Problem requirements:
No pictures belong in the copy; return exactly the lines from the one with "Emit a Python" through the one with "from matplotlib.patches import Rectangle", both ends included, and nothing else.

Data for the task:
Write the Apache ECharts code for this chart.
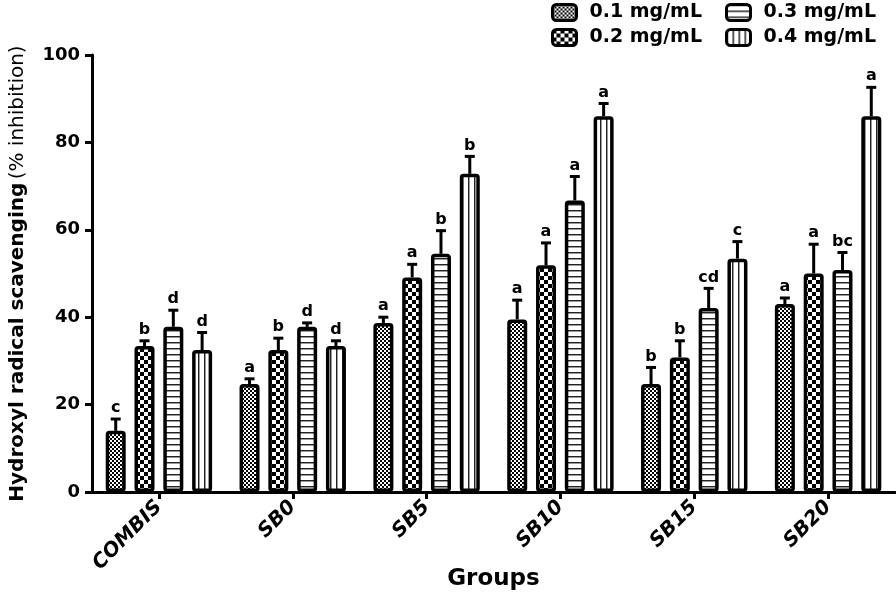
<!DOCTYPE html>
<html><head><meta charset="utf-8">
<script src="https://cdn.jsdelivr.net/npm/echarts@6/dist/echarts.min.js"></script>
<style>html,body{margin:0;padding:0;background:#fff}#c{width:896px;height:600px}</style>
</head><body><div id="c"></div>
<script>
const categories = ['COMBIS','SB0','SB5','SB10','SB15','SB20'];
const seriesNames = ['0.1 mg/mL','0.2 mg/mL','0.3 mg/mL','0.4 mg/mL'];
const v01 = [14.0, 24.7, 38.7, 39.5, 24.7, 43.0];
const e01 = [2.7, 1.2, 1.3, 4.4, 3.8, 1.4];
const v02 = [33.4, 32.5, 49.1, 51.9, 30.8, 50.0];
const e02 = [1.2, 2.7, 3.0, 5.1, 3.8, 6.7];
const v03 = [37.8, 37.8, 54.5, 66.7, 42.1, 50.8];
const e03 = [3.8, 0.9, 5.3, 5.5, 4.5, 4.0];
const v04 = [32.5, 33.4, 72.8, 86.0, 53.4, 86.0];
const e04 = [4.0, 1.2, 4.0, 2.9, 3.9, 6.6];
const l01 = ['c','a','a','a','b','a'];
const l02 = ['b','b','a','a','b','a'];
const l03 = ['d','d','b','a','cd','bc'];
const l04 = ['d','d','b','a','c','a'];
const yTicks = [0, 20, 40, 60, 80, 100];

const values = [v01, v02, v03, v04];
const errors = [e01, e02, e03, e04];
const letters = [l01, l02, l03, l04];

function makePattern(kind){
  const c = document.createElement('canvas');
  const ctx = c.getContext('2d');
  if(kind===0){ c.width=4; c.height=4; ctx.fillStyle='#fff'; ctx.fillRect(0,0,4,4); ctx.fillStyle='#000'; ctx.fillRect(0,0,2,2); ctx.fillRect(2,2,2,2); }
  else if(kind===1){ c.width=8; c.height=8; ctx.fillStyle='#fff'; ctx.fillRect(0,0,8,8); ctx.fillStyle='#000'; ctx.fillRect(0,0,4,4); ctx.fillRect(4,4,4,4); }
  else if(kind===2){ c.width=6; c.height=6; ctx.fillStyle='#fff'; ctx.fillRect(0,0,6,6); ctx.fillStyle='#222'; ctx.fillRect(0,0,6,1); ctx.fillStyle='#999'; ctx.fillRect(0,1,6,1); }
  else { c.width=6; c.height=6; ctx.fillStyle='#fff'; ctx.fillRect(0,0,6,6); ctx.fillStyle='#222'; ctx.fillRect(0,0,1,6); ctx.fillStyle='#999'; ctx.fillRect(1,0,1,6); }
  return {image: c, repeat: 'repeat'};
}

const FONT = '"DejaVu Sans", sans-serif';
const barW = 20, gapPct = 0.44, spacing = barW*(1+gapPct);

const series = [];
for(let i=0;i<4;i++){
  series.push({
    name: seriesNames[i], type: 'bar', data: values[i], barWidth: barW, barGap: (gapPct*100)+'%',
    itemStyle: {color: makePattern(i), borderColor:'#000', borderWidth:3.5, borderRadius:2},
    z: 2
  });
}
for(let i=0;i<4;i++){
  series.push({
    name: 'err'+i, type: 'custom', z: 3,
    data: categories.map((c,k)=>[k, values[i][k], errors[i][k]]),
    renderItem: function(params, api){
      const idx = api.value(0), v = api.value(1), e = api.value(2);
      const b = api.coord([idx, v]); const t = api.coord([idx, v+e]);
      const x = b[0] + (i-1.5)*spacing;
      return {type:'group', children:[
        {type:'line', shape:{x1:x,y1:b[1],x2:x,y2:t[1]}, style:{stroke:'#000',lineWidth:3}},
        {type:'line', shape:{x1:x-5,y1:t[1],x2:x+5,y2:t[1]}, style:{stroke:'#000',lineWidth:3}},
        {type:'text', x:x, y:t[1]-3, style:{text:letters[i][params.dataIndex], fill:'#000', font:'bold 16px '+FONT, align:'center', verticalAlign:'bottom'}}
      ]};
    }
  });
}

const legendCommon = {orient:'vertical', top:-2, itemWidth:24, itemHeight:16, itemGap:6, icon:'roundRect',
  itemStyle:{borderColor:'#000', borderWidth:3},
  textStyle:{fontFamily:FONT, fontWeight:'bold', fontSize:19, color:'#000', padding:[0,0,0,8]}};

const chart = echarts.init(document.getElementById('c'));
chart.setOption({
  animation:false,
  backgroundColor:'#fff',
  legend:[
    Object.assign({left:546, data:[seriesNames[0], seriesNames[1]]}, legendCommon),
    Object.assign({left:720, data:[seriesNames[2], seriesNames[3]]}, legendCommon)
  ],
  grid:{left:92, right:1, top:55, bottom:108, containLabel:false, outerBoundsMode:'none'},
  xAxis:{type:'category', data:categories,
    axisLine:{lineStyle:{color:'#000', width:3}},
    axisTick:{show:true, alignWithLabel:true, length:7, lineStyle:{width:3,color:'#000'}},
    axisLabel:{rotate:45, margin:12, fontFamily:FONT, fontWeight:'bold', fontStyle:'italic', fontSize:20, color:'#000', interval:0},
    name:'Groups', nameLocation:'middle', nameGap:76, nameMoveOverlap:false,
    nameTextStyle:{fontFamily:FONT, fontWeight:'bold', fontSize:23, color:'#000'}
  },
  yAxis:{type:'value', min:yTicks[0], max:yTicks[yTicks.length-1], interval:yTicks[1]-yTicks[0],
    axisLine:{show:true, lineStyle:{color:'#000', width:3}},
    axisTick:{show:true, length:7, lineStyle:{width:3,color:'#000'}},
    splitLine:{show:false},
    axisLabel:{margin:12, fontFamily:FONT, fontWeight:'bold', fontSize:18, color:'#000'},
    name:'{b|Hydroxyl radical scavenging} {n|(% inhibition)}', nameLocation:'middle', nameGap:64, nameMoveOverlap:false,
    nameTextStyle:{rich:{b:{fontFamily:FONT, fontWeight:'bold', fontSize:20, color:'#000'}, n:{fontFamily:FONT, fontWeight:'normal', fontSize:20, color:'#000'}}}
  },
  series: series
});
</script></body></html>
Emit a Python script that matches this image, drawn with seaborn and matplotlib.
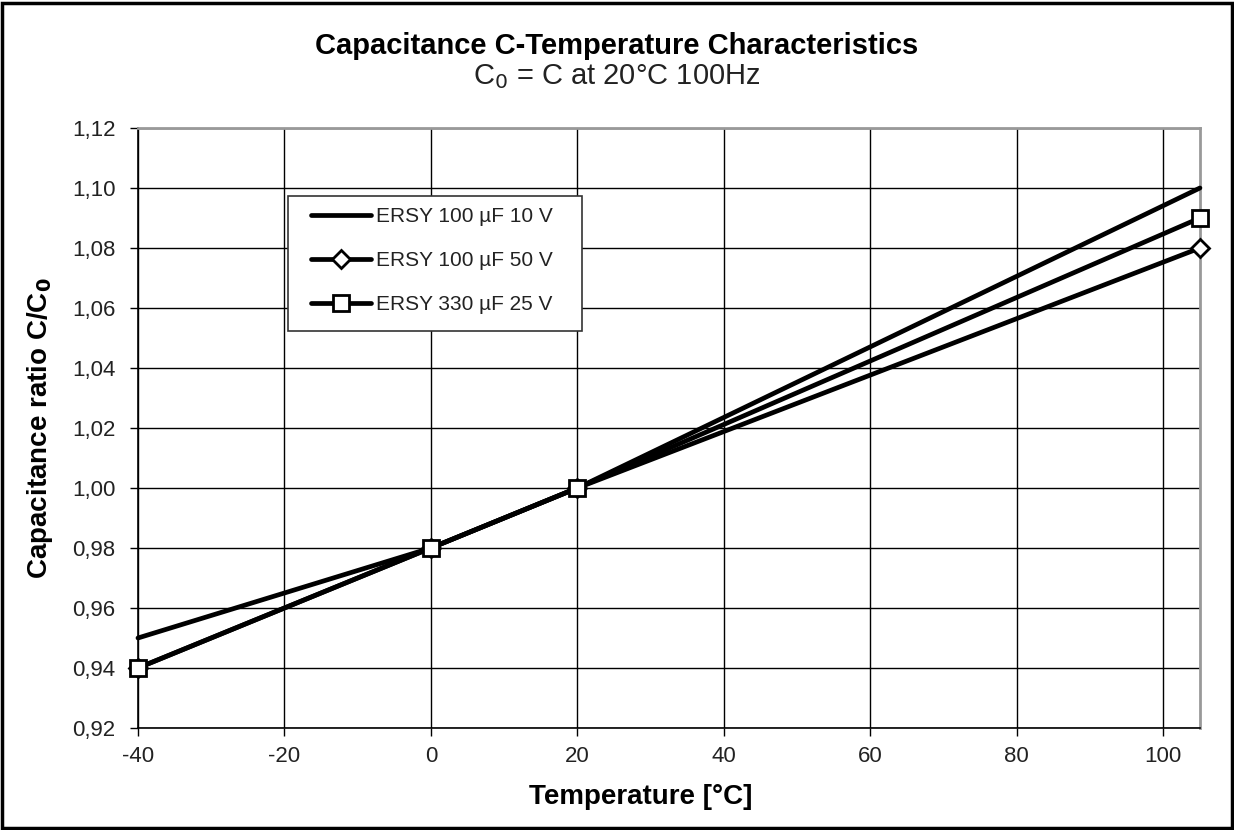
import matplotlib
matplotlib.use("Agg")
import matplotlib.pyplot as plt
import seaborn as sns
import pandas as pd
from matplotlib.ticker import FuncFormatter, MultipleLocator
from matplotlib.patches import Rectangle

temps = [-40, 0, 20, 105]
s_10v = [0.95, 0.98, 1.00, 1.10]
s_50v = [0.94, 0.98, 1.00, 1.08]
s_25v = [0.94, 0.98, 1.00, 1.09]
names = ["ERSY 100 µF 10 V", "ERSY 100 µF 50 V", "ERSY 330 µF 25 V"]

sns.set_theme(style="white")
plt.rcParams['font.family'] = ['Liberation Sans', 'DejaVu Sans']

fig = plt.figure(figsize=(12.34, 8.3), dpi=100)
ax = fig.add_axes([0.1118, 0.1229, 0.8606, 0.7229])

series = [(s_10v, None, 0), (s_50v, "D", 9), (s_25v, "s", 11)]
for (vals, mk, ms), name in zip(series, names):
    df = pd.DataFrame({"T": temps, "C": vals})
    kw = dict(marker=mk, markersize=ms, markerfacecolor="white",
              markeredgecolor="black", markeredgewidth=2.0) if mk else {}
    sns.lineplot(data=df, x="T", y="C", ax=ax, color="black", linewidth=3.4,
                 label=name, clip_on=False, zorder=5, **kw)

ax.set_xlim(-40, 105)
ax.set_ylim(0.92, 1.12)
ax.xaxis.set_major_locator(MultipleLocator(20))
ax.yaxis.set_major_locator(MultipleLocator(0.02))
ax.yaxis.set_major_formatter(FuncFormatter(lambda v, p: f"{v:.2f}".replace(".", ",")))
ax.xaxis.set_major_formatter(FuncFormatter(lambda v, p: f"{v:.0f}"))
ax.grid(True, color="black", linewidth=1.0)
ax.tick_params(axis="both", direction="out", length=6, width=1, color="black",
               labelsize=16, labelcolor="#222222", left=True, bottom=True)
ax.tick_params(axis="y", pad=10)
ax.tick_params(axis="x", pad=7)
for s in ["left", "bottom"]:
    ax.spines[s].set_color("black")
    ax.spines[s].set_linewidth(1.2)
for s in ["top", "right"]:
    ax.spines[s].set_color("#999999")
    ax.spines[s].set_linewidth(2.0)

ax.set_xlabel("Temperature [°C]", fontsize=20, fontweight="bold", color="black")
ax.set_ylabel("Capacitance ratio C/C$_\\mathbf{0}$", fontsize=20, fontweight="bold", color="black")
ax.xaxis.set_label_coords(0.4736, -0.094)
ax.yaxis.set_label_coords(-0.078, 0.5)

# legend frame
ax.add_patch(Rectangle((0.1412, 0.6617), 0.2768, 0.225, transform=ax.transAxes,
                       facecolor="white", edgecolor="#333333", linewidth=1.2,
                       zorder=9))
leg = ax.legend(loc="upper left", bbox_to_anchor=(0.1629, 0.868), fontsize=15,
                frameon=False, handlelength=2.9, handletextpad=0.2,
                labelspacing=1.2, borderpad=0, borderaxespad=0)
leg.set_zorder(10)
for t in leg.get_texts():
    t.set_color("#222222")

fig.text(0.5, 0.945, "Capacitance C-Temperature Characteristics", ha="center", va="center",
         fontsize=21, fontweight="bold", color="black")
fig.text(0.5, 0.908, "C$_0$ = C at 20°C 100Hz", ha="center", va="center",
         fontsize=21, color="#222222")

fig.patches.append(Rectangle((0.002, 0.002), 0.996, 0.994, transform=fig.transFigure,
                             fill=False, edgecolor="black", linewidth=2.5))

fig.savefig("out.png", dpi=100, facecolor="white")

Complete answer:
Emit a Python script that matches this image, drawn with seaborn and matplotlib.
import matplotlib
matplotlib.use("Agg")
import matplotlib.pyplot as plt
import seaborn as sns
import pandas as pd
from matplotlib.ticker import FuncFormatter, MultipleLocator
from matplotlib.patches import Rectangle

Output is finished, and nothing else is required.